I can understand skepticism of a league with basketball scores that has lost a bunch of traditional powers, a championship game and now has a bunch of non-traditional teams ascending.
But I think most of the criticisms of the Big12 are inaccurate and provincial, and fail to recognize the current strength of the league.
Most of the SEC chest thumping beyond Alabama is, IMO, bogus.
Alabama is the tentpole program of the SEC, and always have been. When Alabama wasn’t great in the early 2000s, the SEC wasn’t perceived as dominant. But now that Alabama is in the midst of the greatest dynasty of the modern era (and arguably greatest all time), that tentpole causes false perceptions of the rest of the conference.
Don’t get me wrong - Alabama plays in the best division in cfb, and plays top-tier schedules every year. That is one of the things that makes Alabama’s dynasty unique. In addition to the best division, Alabama plays Tenn, the most storied program in the weaker division every year, and schedules credible OOC games. The result is Alabama typically has a top-10 quality schedule, and often has the best schedule of all contenders (as they do again this year.)
But other SEC teams don’t deserve extra credit for being Alabama’s rival.
Baylor schedules weak OOC games…But look at Georgia and Kentucky and Texas A&M. Sagarin ranks Georgia’s schedule worse than Baylor’s. Meanwhile it ranks Texas A&M as middle-of-the-road by Bg12 standards. Texas, Iowa State and Kansas schedules are ranked 1-2-3. So there is little truth to the idea that being in the SEC implies a hard schedule while being in the Big12 implies a weak schedule.
All teams are connected by performance data, and it is far more accurate to look at this data in total, rather than looking at results of individual games that suit our own prejudices. The fact that the Big12 is 2-0 vs SEC this year is meaningless compared to Sagarin’s conference rankings algorithm that take into account 1000s of games rather than 2. Sagarin currently says the SEC West is the best league in football, followed by the Big12. This is not unusual - the SEC West has nearly always been at the top recently, with the Big12 not too far behind.
Don’t get me wrong - the SEC is a good league even without a dominant Alabama. But Alabama is really the tentpole, and it seems most other SEC fans think that being a rival of Alabama makes them (and their schedules) better than they are. Sometimes Alabama fans get caught up in imagining the same thing. Alabama plays a legit, tough game nearly every week. But there is a big difference between being a good team capable of playing the spoiler to a dynastic monster, and being a legitimately elite team.
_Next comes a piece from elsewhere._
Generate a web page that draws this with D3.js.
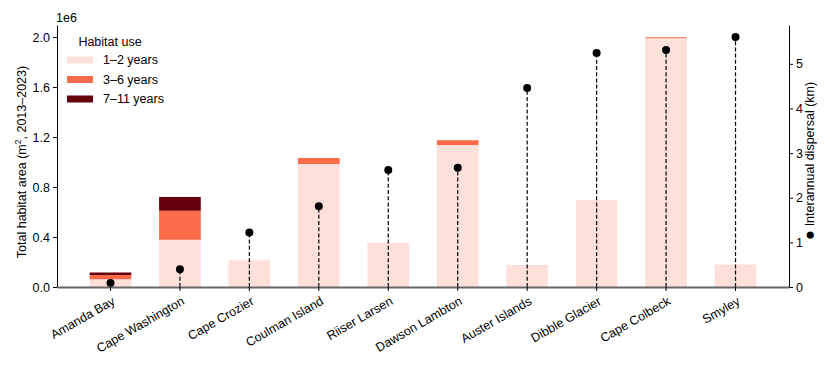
<!DOCTYPE html>
<html>
<head>
<meta charset="utf-8">
<script src="https://cdn.jsdelivr.net/npm/d3@7"></script>
<style>
  body { margin: 0; background: #fff; }
  svg text { font-family: "Liberation Sans", Arial, sans-serif; fill: #000; }
</style>
</head>
<body>
<div id="chart"></div>
<script>
// data
const colonies = ["Amanda Bay", "Cape Washington", "Cape Crozier", "Coulman Island", "Riiser Larsen",
  "Dawson Lambton", "Auster Islands", "Dibble Glacier", "Cape Colbeck", "Smyley"];
const use12 = [0.062, 0.378, 0.213, 0.984, 0.355, 1.136, 0.176, 0.696, 1.990, 0.180];   // x1e6 m2
const use36 = [0.034, 0.232, 0, 0.048, 0, 0.038, 0, 0, 0.008, 0];
const use711 = [0.020, 0.110, 0, 0, 0, 0, 0, 0, 0, 0];
const dispersal = [0.09, 0.40, 1.22, 1.81, 2.62, 2.67, 4.46, 5.24, 5.31, 5.60]; // km
const habitatLabels = ["1\u20132 years", "3\u20136 years", "7\u201311 years"];
const habitatColors = ["#fee0da", "#fb6a4a", "#67000d"];
const leftTicks = [0, 0.4, 0.8, 1.2, 1.6, 2.0];
const rightTicks = [0, 1, 2, 3, 4, 5];

const width = 832, height = 370;
const margin = { top: 25, right: 43, bottom: 83, left: 57 };

const svg = d3.select("#chart").append("svg")
  .attr("width", width).attr("height", height);

const x = d3.scaleBand()
  .domain(colonies)
  .range([margin.left, width - margin.right])
  .paddingInner(0.4)
  .paddingOuter(0.47);

const y = d3.scaleLinear().domain([0, 2.096]).range([height - margin.bottom, margin.top]);
const y2 = d3.scaleLinear().domain([0, 5.87]).range([height - margin.bottom, margin.top]);

// stacked bars
const rows = colonies.map((c, i) => ({ colony: c, a: use12[i], b: use36[i], c: use711[i] }));
const stacked = d3.stack().keys(["a", "b", "c"])(rows);

svg.append("g").selectAll("g")
  .data(stacked)
  .join("g")
  .attr("fill", (d, i) => habitatColors[i])
  .selectAll("rect")
  .data(d => d)
  .join("rect")
  .attr("x", d => x(d.data.colony))
  .attr("width", x.bandwidth())
  .attr("y", d => y(d[1]))
  .attr("height", d => y(d[0]) - y(d[1]));

// dispersal stems and dots
const cx = c => x(c) + x.bandwidth() / 2;
svg.append("g").selectAll("line")
  .data(colonies)
  .join("line")
  .attr("x1", cx).attr("x2", cx)
  .attr("y1", y2(0))
  .attr("y2", (d, i) => y2(dispersal[i]))
  .attr("stroke", "#000")
  .attr("stroke-width", 1.2)
  .attr("stroke-dasharray", "4,2.2");

svg.append("g").selectAll("circle")
  .data(colonies)
  .join("circle")
  .attr("cx", cx)
  .attr("cy", (d, i) => y2(dispersal[i]))
  .attr("r", 4)
  .attr("fill", "#000");

// axes
const yAxis = svg.append("g")
  .attr("transform", `translate(${margin.left},0)`)
  .call(d3.axisLeft(y).tickValues(leftTicks).tickFormat(d3.format(".1f")).tickSize(4).tickSizeOuter(0));
yAxis.selectAll("text").attr("font-size", 12.5);

const yAxis2 = svg.append("g")
  .attr("transform", `translate(${width - margin.right},0)`)
  .call(d3.axisRight(y2).tickValues(rightTicks).tickFormat(d3.format("d")).tickSize(4).tickSizeOuter(0));
yAxis2.selectAll("text").attr("font-size", 12.5);

const xAxis = svg.append("g")
  .attr("transform", `translate(0,${height - margin.bottom})`)
  .call(d3.axisBottom(x).tickSize(4).tickSizeOuter(0));
xAxis.select(".domain").attr("stroke", "#666").attr("stroke-width", 2);
xAxis.selectAll("text").remove();

[yAxis, yAxis2, xAxis].forEach(g => g.attr("font-family", null));

// rotated category labels
svg.append("g").selectAll("text")
  .data(colonies)
  .join("text")
  .attr("transform", d => `translate(${cx(d) + 1},${height - margin.bottom + 9}) rotate(-30)`)
  .attr("text-anchor", "end")
  .attr("dy", "0.7em")
  .attr("font-size", 12.5)
  .text(d => d);

svg.append("text")
  .attr("x", margin.left - 1).attr("y", 22)
  .attr("font-size", 12.5)
  .text("1e6");

// axis titles
const ylab = svg.append("text")
  .attr("transform", `translate(26,${(y(0) + y(2.0)) / 2}) rotate(-90)`)
  .attr("text-anchor", "middle")
  .attr("font-size", 12.5);
ylab.append("tspan").text("Total habitat area (m");
ylab.append("tspan").attr("font-size", 8.5).attr("dy", -5).text("2");
ylab.append("tspan").attr("dy", 5).text(", 2013\u20132023)");

const rlab = svg.append("text")
  .attr("transform", `translate(814,161) rotate(-90)`)
  .attr("text-anchor", "middle")
  .attr("font-size", 12.5);
rlab.append("tspan").attr("font-size", 17).attr("dy", "0.08em").text("\u25CF");
rlab.append("tspan").attr("dy", "-0.08em").text(" Interannual dispersal (km)");

// legend
const legend = svg.append("g").attr("transform", "translate(67,0)");
legend.append("text")
  .attr("x", 43).attr("y", 46)
  .attr("text-anchor", "middle")
  .attr("font-size", 12.5)
  .text("Habitat use");
habitatLabels.forEach((lab, i) => {
  const yy = 60 + i * 19.5;
  legend.append("rect")
    .attr("x", 0).attr("y", yy - 3.5)
    .attr("width", 26).attr("height", 7)
    .attr("fill", habitatColors[i]);
  legend.append("text")
    .attr("x", 36).attr("y", yy)
    .attr("dy", "0.35em")
    .attr("font-size", 12.5)
    .text(lab);
});
</script>
</body>
</html>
Most of the SEC teams besides Alabama that won titles recently got lucky.
If you look at Auburn’s 2010 title objectively - it was a fluke. They were the only team in the BCS era to make a championship game without legit top-10 quality defense, and their defense wasn’t even top-40. If you look at ESPN’s efficiency matrices, they were the 7th best team that year, and their overall quality was much lower than other champions. Performance data screams that 2010 Auburn is the weakest champion of the BCS era by a good measure…They were essentially a mediocre team with an out-of-this-world QB that got very lucky.
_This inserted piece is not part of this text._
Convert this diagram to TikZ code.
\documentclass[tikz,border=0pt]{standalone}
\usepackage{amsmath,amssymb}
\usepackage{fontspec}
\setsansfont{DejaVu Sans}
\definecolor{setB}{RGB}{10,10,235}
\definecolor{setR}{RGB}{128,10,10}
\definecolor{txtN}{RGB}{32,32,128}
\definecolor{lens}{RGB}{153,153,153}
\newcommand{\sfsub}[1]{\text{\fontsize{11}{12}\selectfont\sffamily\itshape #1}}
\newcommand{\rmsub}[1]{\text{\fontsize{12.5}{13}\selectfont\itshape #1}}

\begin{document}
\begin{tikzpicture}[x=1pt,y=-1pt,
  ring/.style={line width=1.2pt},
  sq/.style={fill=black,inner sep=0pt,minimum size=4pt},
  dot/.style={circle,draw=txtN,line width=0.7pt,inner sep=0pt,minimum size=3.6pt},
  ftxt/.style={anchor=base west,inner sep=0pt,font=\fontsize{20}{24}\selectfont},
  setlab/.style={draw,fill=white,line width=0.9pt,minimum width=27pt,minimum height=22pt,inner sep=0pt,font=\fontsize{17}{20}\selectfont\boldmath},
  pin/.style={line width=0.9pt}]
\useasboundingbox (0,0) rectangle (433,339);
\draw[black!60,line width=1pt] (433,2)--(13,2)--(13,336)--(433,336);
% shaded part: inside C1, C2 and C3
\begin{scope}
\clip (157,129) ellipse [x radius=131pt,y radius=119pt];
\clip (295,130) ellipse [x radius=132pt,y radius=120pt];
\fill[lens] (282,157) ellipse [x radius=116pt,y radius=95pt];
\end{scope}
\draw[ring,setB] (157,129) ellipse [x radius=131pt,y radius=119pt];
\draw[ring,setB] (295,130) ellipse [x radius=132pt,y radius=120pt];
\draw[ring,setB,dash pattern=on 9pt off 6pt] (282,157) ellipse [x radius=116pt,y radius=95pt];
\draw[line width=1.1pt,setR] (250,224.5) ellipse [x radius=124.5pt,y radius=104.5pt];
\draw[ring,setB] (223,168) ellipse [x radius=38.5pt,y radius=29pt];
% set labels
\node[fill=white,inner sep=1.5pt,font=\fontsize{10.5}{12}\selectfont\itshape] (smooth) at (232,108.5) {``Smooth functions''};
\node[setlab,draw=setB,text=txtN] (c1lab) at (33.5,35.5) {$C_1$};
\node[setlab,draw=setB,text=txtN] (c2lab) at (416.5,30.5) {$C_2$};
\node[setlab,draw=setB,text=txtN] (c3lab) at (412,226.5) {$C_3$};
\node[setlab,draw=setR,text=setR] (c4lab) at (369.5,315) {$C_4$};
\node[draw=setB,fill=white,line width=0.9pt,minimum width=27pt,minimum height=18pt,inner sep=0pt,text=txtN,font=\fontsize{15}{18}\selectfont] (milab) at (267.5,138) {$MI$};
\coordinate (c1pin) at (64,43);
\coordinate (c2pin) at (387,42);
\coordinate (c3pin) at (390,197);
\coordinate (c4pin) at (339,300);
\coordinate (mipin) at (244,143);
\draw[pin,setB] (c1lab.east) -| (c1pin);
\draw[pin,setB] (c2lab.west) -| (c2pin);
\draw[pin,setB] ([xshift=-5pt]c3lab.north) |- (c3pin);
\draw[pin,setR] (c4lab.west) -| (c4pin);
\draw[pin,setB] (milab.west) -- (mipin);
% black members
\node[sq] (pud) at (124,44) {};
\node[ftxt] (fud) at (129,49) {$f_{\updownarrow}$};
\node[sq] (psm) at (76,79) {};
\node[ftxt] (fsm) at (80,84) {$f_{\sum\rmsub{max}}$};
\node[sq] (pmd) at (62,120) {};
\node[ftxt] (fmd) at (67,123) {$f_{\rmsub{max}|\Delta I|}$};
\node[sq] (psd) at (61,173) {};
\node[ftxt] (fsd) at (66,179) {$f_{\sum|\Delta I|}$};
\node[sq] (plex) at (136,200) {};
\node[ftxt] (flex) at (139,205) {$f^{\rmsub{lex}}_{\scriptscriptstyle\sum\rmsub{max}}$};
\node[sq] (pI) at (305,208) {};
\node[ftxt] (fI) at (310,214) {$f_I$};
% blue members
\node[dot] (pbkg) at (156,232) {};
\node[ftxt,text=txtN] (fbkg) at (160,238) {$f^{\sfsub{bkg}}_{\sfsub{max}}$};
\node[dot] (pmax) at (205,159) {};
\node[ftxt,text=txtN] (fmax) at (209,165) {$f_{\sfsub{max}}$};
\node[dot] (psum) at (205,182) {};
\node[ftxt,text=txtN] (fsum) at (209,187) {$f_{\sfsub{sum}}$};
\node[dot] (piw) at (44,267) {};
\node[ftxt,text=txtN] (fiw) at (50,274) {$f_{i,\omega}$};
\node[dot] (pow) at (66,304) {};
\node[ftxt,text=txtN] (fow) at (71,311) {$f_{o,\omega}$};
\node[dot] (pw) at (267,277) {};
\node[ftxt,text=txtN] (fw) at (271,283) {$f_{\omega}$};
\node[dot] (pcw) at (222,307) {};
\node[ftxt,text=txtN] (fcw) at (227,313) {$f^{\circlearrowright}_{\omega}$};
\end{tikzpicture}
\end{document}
Of course Auburn deserved the title in 2010 for going 14-0…As did Florida in 2006 and LSU in 2007. But in all of those years, an SEC team won despite unimpressive performance data relative to other champions - or even relative to other elite teams that fell just short of winning a title….In fact, when you crunch the performance data, it is pretty clear that none of these champions were actually as good as the 2013 Alabama team that lost its last two games to inferior opponents. Sometimes the best team doesn't win, and luck can play a role - both good and bad.
All of Alabama’s championship teams (in addition to 2008 Florida) are ranked at the top of ESPN’s efficiency matrices in their year, and have overall scores much higher than these weaker champions.
The Big12 does not have an Alabama. But if Alabama had been in the Big12 during Saban’s dynasty, Alabama would have still played top-tier schedules, and the Big12 would be perceived as the top league, IMO.
The thing, IMO, that makes the Big12 special right now is that there is a higher density of top quality coaches than any other league. I think Stoops, Patterson and Briles are all top-10 coaches. TCU’s win over Ole Miss last year is just one game and doesn’t prove a lot about the relative strength of the leagues….But I do think it proved (when combined with their season overall) that TCU was a legitimately elite team, and could have potentially won the title if they made the playoff.
Bill Snyder is of course a hall-of-famer. I also think Gundy is a great, underrated coach. There isn’t a person in Stillwater who would want Les Miles back over him. He hasn’t won a title, but he has produced teams that grade out better than most of the non-Alabama SEC champions.
A ten-team league with that many good coaches is a tough league to play in. I’m not saying it is as good as the SEC West. But the difference between a Big12 schedule and an SEC West schedule is going to have more to do with the quality of OOC competition scheduled than anything else.